Ümit Avcı

Ümit Avcı

umit.avci@milliyet.com.tr

Tüm Yazıları
Haberin Devamı

Evet, Efes Pilsen bu sezon kendisine hiç yakışmayan işler yaptı, başlına başına bir ayıp; Final-Four için kurulan kadronun ilk turdan çıkamama tehlikesiyle karşı karşıya kalması... Ancak hakemlerin, kader maçında verdikleri kararları da aklımız almadı. Maça fırtına gibi başlayan Shumpert’ın ilk yarıda zorla faul problemine sokulması, müthiş performansıyla Efes’in maçı uzatmasını sağlayan Kaya’nın, 41. dakikada takımını öne geçirir geçirmez uyduruk bir faulle (5. faulü) oyun dışı bırakılması, inanılmaz hakem kararlarından en çok göze çarpanlardı. Çalınmayan fauller ve stepsler ise cabası. Asıl inanılmaz olan ise, Euroleague’in sponsoru olan Efes’in, böyle bir hakem faciasıyla karşı karşıya kalması!
Kimbilir, belki de maçın hakemleri karşılaşma öncesinde protokol tribününe bakmıştır ve bu kadar önemli bir maçta, TBF Başkanı Turgay Demirel’i görmeyince ‘fırsat bu fırsat’ diye kolları sıvamıştır, her zaman mahkum oldukları Yunan lobisine şirinlik yapmışlardır.
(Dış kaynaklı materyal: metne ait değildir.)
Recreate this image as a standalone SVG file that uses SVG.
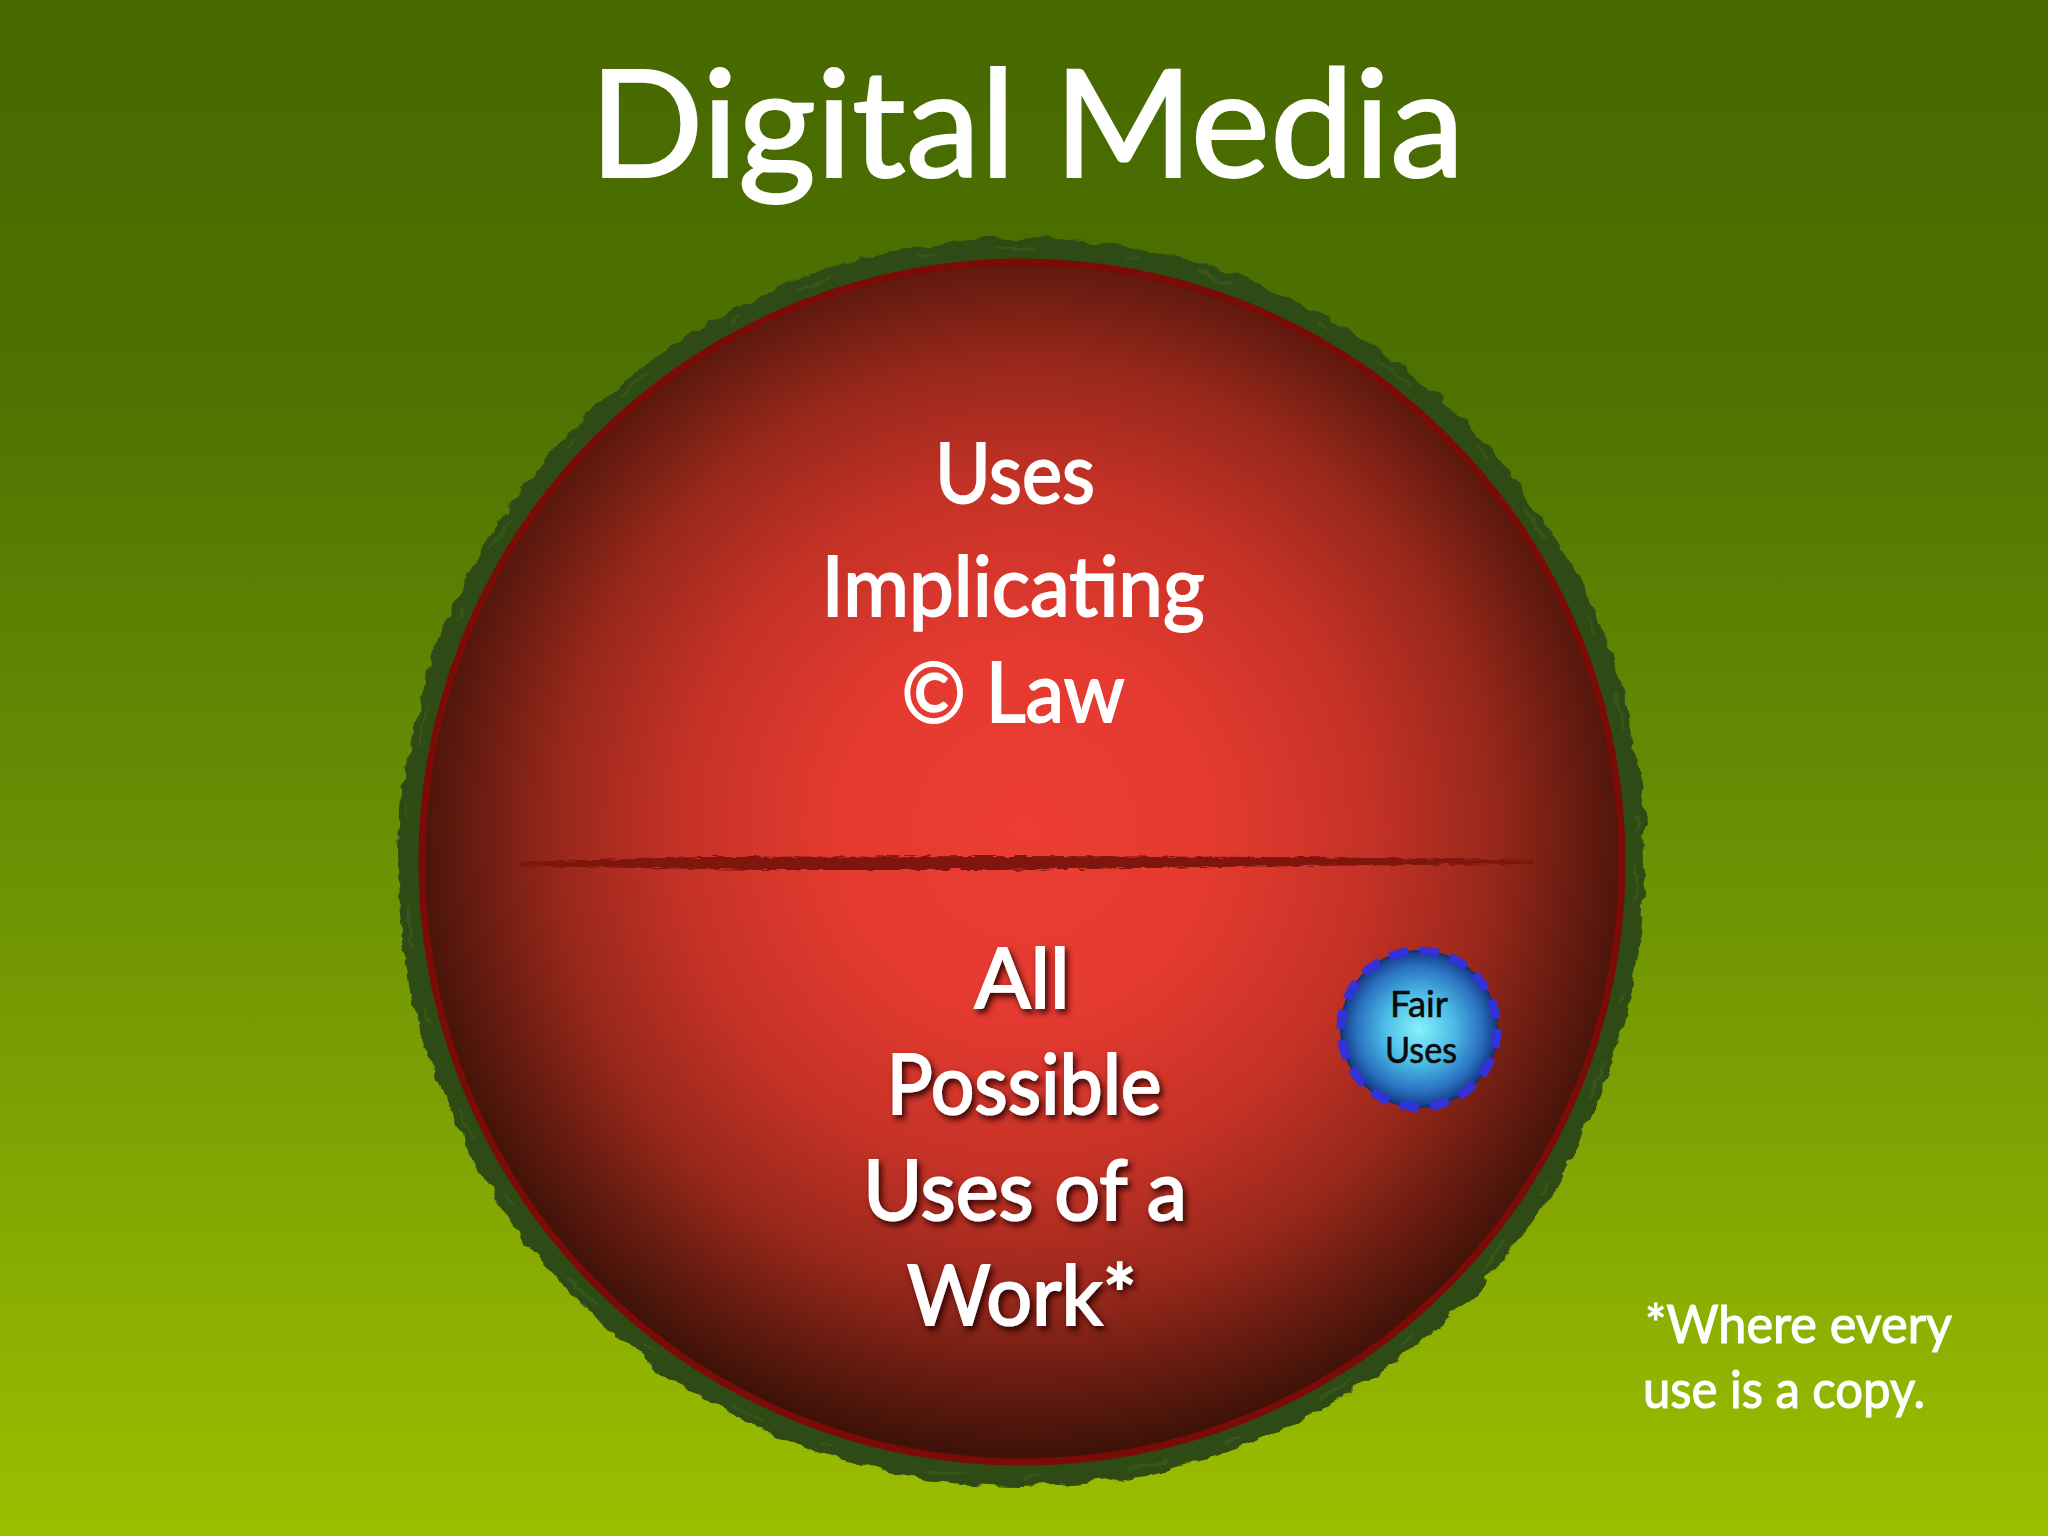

Sonuçta Basketbol Federasyonu Başkanı Turgay Demirel’in olmadığı maçta, Futbol Federasyonu Başkanı Mahmut Özgener ve ekibi tribündeydi ama basketbol hakemleri onları tanımamıştır. Tüm Türkiye’nin gözlerini diktiği bir maçı federasyon başkanının İstanbul’da bulunmasına rağmen izlememesi de ayıptır!
Maça gelince, Efes bu mücadelesini diğer maçlarda da yapsa, Ergin Ataman 4 kısalı sistemini daha önce rafa kaldırsa (!) şimdi liderlik mücadelesi verirdi. Ender’in sakatlığı nedeniyle rakip guardlarla tek başına müthiş bir mücadele veren Kerem’in son bölümlerdeki hataları, sanırım yorgunluktandı. Çünkü onu rahatlatması gereken Rakocevic, yani yılın transferi (!) yine yokları oynadı. Rakibin çılgın temposunu yavaşlatma fikri de, top kaybı ya da saçma sapan bir atışın olmadığı dakikalarda tuttu ancak, Childress-Teodosic ikilisi tüm planları bozdu. Sonuçta gelinen nokta, Türk Basketbolu için gerçekten kara bir tablo, yani ayıp oldu!
Bu ayıp son hafta temizlenir mi göreceğiz ama şu bir gerçek ki, kendi yapamadığımızı, artık Malaga’dan bekleyeceğiz.